Il est autour de onze heures du matin lorsque j’entends un bruit fracassant, provenant de la vitre adjacente à mon bureau. Je me lève d’un bond prêt à en découdre. Étant situé au rez-de-chaussée, la fenêtre donne sur une rue passante. Un scénario se dessine sèchement dans ma tête: un jeune vient de frapper dans la vitre pour s’amuser. Je me presse pour rechercher le coupable du regard. Dehors pourtant, personne ne semble courir, s’enfuir ou même se cacher. Je n’entends personne non plus rire à gorge déployée ou même crier. Étrange. Emplis de doute, mon attention se porte alors sur un oiseau dans le caniveau. Sa position m’indique qu’il n’est pas dans son état normal. Il semble bien trop adroit pour être tombé du toit et il est bien trop âgé pour être tombé de son nid. Des traces d’impact sur la vitre viennent appuyer une théorie, elle, de plus en plus certaine. Ce jeune merle vient de s’écraser à pleine vitesse, probablement troublé par la réflexion des arbres qui font face au bâtiment.
Je l’observe longuement.

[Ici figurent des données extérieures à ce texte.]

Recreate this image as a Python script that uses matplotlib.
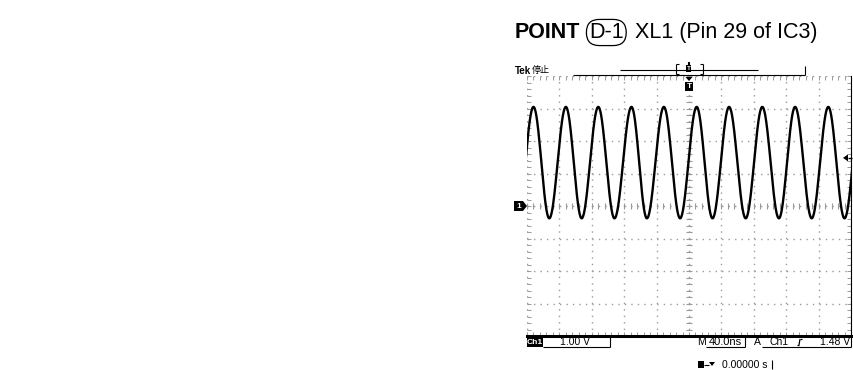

Sa posture de plus en plus inconfortable trahit une situation de plus en plus critique. Le poids de son corps presse son petit bec, lui-même aplati sur le sol. Sa queue oscille tel un métronome rythmé par les battements célères de son cœur. Figé là moi aussi, j’assiste impuissant aux derniers instants de sa jeune vie. Le destin, dans sa bonté, a voulu qu’il soit dissimulé entre deux voitures à l’abri de prédateurs. Pourtant, ces derniers pourraient profiter de ce moment de vulnérabilité et mettre fin à ses peines.
Au même instant, de petits oiseaux qui étaient posté sur une barrière de l’autre côté de la rue viennent à sa hauteur. Non pas pour contribuer à son réconfort, mais pour lui chiper quelques miettes de son repas, désormais éparpillés sur le sol, qu’il maintenait fermement dans son bec avant le crash. Ils s’affairent à la hâte avant de repartir avec leur précieux butin. Mon cœur bat la chamade. Désormais seul et unique témoin de la scène, je ne peux me détourner de ce moment si singulier. Il m’est impensable de l’abandonner. Dois-je lui porter secours ou laisser le cycle de la nature suivre son cours ?

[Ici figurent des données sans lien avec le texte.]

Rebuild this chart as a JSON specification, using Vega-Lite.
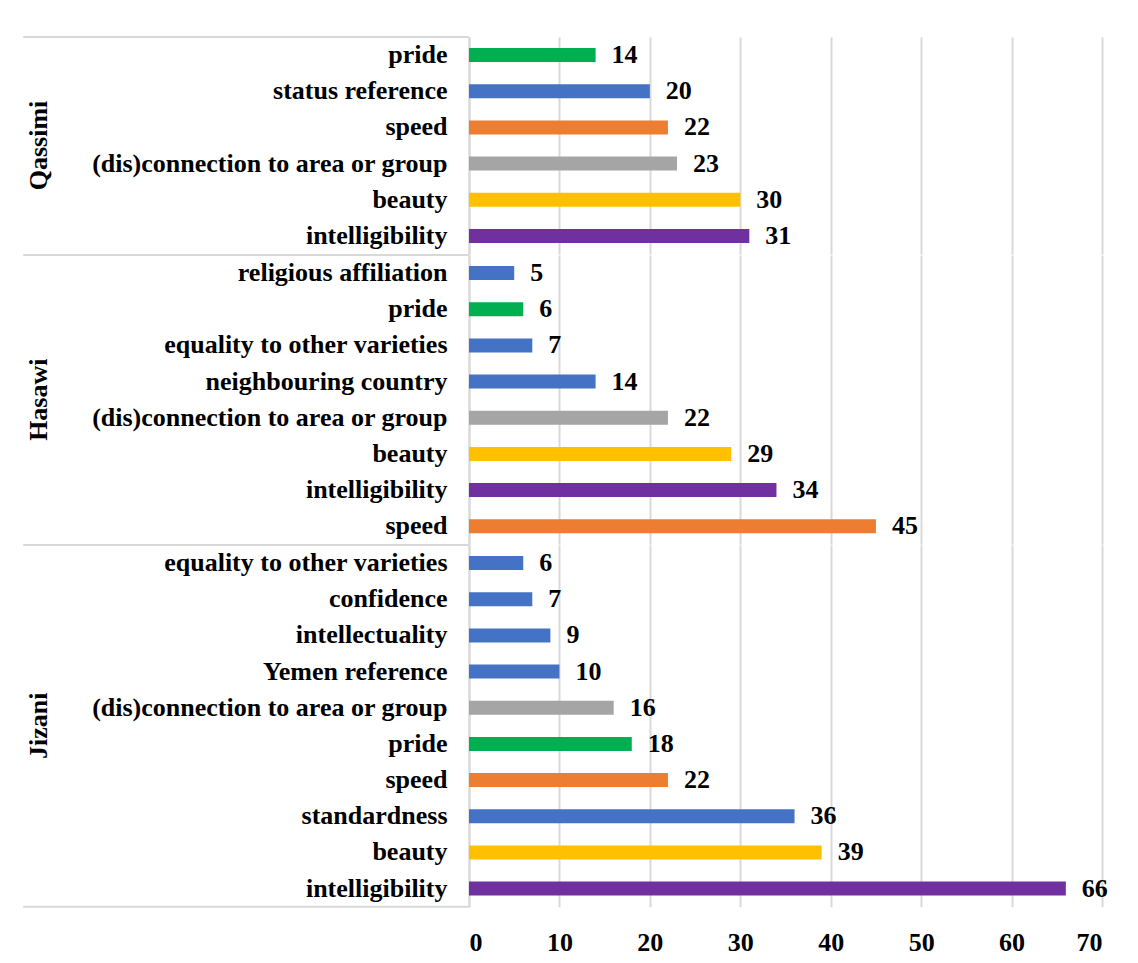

Les mouvements brusques de son corps balayent mes doutes en un instant.
Enfin ! Ça y est, il semble peu à peu reprendre ses esprits ! Après plusieurs tentatives et un dernier effort herculéen, il se redresse sur ses pattes. Le petit merle reste figé de longues secondes avant de repartir en un claquement de doigts, comme si de rien n’était. ‘Comme si’, car on ne ressort pas indemne d’un choc physique et émotionnel comme celui-ci. Soulagé, je retourne à mes occupations. Pensif.

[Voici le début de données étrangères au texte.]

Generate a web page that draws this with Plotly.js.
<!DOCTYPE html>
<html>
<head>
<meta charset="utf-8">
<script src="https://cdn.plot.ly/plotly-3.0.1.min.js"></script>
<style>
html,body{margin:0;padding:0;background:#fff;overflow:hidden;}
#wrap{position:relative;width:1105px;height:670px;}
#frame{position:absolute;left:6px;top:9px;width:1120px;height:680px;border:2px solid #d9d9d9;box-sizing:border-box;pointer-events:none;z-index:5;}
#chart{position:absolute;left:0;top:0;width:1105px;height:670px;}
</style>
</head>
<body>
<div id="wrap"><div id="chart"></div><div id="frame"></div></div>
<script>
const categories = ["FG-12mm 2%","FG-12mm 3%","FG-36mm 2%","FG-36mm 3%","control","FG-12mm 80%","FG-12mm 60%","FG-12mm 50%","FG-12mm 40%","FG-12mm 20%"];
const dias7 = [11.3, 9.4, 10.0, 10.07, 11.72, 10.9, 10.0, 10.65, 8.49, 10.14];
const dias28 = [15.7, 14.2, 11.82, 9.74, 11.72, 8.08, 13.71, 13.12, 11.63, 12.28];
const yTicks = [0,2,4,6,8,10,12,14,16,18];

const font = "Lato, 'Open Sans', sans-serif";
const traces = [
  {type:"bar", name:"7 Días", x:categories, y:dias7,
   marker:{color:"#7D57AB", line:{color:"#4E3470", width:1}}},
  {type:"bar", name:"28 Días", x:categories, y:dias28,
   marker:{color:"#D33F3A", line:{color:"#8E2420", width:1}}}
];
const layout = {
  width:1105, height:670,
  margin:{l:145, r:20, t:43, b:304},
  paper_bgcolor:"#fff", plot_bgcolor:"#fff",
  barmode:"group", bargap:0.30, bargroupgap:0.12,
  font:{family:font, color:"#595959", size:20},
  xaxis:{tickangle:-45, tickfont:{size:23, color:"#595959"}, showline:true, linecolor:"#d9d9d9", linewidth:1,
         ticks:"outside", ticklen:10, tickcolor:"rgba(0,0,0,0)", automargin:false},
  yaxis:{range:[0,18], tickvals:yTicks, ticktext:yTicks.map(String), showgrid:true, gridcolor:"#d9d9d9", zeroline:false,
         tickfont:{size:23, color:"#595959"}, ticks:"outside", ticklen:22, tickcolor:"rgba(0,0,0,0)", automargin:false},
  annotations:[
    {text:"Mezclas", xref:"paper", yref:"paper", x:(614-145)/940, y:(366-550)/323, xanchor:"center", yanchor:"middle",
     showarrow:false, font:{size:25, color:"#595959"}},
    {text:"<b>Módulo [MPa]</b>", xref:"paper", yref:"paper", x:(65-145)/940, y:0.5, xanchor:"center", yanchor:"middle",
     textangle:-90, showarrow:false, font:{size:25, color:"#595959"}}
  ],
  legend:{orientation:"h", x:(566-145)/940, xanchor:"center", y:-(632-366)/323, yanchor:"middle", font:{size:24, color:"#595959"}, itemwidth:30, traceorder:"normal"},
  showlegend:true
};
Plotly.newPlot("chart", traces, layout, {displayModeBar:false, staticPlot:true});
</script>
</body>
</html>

De cette rencontre, je retiens une métaphore de la vie – après une expérience douloureuse quelle qu’elle soit, rester figé quelques instants n’est peut-être pas un aveu de faiblesse. C’est peut-être la seule et unique solution dont on dispose pour refléter et reprendre ses esprits. Ces expériences parfois traumatisantes, réveillent une force alors insoupçonnée, permettant d’embrasser pleinement ses vulnérabilités. Alors oui, certain(e)s profiteront de ce moment pour ramasser quelques-unes des reliques jonchant le sol après votre chute. Peu importe. Maintenant vous savez sur qui ne plus compter. Il ne tient qu’à vous de tirer les leçons de ces expériences et avancer. La douleur n’est qu’un état temporaire. Encore un petit effort. Vous y êtes presque. Nous y sommes presque.